═════ Data for processing
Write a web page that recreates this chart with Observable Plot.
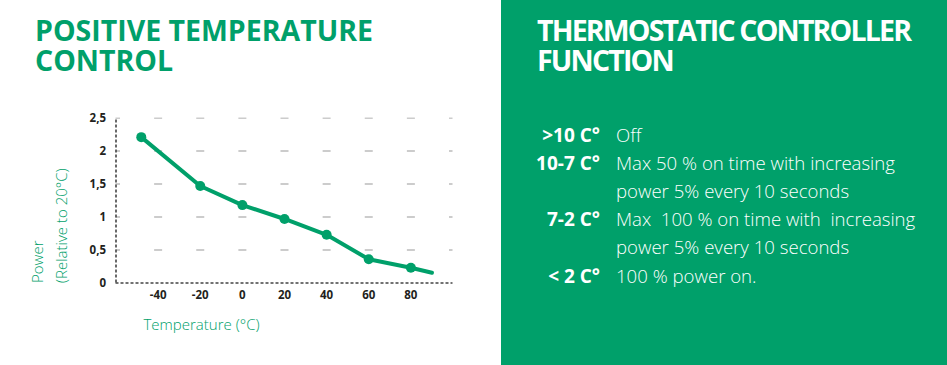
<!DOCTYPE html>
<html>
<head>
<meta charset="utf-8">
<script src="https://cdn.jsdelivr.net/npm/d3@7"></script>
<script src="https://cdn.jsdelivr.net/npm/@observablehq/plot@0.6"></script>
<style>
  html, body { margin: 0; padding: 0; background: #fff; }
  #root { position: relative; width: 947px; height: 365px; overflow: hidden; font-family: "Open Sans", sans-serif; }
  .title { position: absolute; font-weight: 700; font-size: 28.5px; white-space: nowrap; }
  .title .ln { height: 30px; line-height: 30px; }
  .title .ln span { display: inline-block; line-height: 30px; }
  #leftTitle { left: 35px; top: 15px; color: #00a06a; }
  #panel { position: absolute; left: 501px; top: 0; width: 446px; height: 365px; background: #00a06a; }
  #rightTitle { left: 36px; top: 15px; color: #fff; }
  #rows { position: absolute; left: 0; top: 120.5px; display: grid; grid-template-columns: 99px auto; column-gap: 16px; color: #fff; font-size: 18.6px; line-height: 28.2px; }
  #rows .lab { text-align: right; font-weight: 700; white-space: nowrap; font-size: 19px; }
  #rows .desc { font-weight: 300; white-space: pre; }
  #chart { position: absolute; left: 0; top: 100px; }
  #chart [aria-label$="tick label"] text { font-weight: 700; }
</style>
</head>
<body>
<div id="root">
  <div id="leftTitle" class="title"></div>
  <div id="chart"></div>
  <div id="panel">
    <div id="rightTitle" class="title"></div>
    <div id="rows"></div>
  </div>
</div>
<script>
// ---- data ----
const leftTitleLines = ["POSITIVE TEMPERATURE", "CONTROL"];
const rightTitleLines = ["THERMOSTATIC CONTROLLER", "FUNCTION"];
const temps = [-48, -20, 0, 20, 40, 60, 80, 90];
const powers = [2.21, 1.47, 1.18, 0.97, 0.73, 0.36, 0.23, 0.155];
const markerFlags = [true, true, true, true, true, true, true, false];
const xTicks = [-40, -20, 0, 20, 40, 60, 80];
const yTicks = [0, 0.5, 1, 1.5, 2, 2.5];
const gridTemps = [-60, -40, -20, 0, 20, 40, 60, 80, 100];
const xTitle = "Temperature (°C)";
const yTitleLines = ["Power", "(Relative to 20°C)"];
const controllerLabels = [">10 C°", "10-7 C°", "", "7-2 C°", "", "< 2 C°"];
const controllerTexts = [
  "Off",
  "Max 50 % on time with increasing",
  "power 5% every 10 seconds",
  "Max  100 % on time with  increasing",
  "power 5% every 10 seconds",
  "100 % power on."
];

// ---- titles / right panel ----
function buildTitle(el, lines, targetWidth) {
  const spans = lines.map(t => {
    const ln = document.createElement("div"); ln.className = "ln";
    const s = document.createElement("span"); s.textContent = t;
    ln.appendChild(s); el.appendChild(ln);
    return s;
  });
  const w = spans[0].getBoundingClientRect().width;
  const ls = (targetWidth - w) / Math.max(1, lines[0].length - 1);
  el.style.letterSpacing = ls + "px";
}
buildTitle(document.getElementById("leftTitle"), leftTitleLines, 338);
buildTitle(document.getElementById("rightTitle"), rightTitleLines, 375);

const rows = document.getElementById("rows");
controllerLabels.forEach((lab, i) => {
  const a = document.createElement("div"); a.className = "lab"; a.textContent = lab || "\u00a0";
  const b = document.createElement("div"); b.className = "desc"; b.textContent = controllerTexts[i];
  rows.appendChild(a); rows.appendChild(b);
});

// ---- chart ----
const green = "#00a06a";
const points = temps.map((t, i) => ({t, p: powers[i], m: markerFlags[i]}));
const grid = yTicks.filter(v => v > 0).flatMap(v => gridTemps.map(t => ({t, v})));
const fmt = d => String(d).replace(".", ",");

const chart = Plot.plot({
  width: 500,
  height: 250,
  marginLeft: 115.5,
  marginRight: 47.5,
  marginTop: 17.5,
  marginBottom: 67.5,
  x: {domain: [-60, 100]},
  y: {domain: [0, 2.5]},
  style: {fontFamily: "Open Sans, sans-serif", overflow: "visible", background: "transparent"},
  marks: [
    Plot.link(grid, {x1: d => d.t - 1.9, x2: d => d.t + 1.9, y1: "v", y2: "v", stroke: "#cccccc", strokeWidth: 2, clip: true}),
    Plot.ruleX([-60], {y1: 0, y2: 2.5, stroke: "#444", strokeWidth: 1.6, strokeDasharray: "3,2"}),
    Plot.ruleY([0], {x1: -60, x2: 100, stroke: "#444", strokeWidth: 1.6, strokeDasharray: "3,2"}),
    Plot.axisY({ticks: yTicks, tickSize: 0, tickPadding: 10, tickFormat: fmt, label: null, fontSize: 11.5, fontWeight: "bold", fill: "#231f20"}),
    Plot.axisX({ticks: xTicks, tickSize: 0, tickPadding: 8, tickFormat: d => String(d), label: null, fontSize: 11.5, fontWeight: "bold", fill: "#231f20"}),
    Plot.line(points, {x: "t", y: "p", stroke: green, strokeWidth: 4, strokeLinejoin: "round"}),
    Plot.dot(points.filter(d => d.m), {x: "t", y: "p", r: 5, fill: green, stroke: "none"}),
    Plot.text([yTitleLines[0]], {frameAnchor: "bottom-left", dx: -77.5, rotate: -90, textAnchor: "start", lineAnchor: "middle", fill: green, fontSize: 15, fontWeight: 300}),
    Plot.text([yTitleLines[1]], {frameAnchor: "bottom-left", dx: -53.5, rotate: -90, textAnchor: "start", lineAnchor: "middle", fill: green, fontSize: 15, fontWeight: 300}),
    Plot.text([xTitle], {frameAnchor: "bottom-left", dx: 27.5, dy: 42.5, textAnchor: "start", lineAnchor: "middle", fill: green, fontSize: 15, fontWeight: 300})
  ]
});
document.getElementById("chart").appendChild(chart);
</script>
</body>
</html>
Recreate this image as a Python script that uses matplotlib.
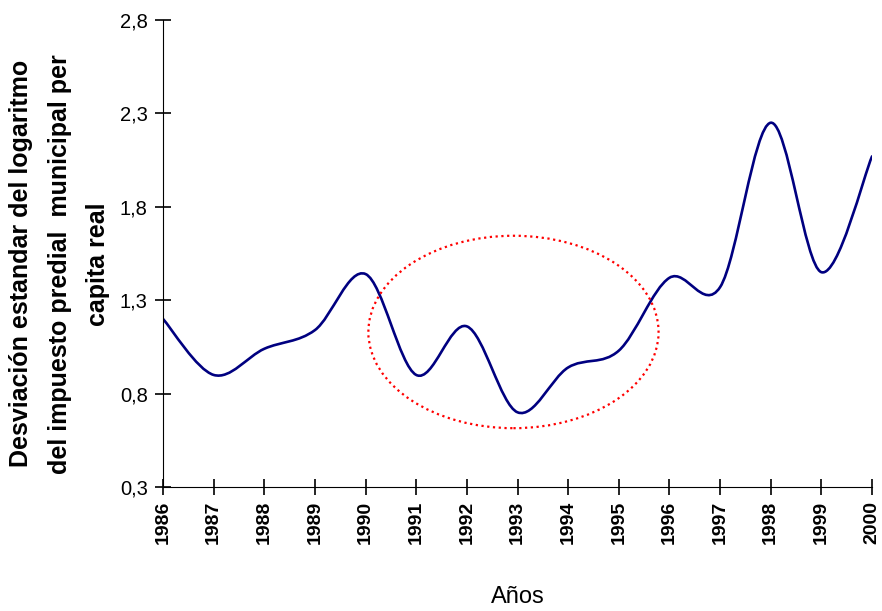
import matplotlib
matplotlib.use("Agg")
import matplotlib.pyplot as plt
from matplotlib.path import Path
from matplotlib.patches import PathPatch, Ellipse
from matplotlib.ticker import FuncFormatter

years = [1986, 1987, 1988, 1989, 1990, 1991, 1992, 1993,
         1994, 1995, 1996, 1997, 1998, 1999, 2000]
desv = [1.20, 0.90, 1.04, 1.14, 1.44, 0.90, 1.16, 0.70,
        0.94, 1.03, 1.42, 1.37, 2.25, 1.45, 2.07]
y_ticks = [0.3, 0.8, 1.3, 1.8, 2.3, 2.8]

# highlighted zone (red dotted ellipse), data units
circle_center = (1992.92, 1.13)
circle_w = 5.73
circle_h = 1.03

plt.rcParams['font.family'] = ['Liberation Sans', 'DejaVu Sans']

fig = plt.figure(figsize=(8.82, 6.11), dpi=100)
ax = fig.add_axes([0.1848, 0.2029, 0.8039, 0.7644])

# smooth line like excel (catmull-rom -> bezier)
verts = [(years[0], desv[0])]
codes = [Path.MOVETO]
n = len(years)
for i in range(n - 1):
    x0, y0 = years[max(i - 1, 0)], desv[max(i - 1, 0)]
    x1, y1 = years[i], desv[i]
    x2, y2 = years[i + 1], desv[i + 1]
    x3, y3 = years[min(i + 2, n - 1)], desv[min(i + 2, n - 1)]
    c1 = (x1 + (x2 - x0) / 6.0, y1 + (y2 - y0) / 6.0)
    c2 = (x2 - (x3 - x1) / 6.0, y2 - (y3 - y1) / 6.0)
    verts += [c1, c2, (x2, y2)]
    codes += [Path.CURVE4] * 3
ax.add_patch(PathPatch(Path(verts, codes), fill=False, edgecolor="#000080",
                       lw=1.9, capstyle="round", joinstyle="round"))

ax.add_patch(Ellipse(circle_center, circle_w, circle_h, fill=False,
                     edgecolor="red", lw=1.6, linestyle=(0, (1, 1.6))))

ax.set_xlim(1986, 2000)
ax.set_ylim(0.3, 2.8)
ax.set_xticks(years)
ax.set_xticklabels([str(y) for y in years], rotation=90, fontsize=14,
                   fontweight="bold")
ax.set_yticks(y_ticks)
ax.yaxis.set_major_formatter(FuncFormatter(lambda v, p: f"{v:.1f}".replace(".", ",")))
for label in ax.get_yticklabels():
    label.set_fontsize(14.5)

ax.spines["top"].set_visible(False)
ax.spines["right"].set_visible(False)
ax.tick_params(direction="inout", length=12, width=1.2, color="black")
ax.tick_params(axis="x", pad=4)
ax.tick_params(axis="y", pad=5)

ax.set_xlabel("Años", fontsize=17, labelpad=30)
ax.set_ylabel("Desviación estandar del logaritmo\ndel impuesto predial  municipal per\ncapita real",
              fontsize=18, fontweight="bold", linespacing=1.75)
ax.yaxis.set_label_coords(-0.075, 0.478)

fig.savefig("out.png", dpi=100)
══════════
Repeat the lines between those holding "Recreate this image" and "linestyle=(0, (1, 1.6))))", inclusive. Pictures stay out.

Exercise answer ▸
Recreate this image as a Python script that uses matplotlib.
import matplotlib
matplotlib.use("Agg")
import matplotlib.pyplot as plt
from matplotlib.path import Path
from matplotlib.patches import PathPatch, Ellipse
from matplotlib.ticker import FuncFormatter

years = [1986, 1987, 1988, 1989, 1990, 1991, 1992, 1993,
         1994, 1995, 1996, 1997, 1998, 1999, 2000]
desv = [1.20, 0.90, 1.04, 1.14, 1.44, 0.90, 1.16, 0.70,
        0.94, 1.03, 1.42, 1.37, 2.25, 1.45, 2.07]
y_ticks = [0.3, 0.8, 1.3, 1.8, 2.3, 2.8]

# highlighted zone (red dotted ellipse), data units
circle_center = (1992.92, 1.13)
circle_w = 5.73
circle_h = 1.03

plt.rcParams['font.family'] = ['Liberation Sans', 'DejaVu Sans']

fig = plt.figure(figsize=(8.82, 6.11), dpi=100)
ax = fig.add_axes([0.1848, 0.2029, 0.8039, 0.7644])

# smooth line like excel (catmull-rom -> bezier)
verts = [(years[0], desv[0])]
codes = [Path.MOVETO]
n = len(years)
for i in range(n - 1):
    x0, y0 = years[max(i - 1, 0)], desv[max(i - 1, 0)]
    x1, y1 = years[i], desv[i]
    x2, y2 = years[i + 1], desv[i + 1]
    x3, y3 = years[min(i + 2, n - 1)], desv[min(i + 2, n - 1)]
    c1 = (x1 + (x2 - x0) / 6.0, y1 + (y2 - y0) / 6.0)
    c2 = (x2 - (x3 - x1) / 6.0, y2 - (y3 - y1) / 6.0)
    verts += [c1, c2, (x2, y2)]
    codes += [Path.CURVE4] * 3
ax.add_patch(PathPatch(Path(verts, codes), fill=False, edgecolor="#000080",
                       lw=1.9, capstyle="round", joinstyle="round"))

ax.add_patch(Ellipse(circle_center, circle_w, circle_h, fill=False,
                     edgecolor="red", lw=1.6, linestyle=(0, (1, 1.6))))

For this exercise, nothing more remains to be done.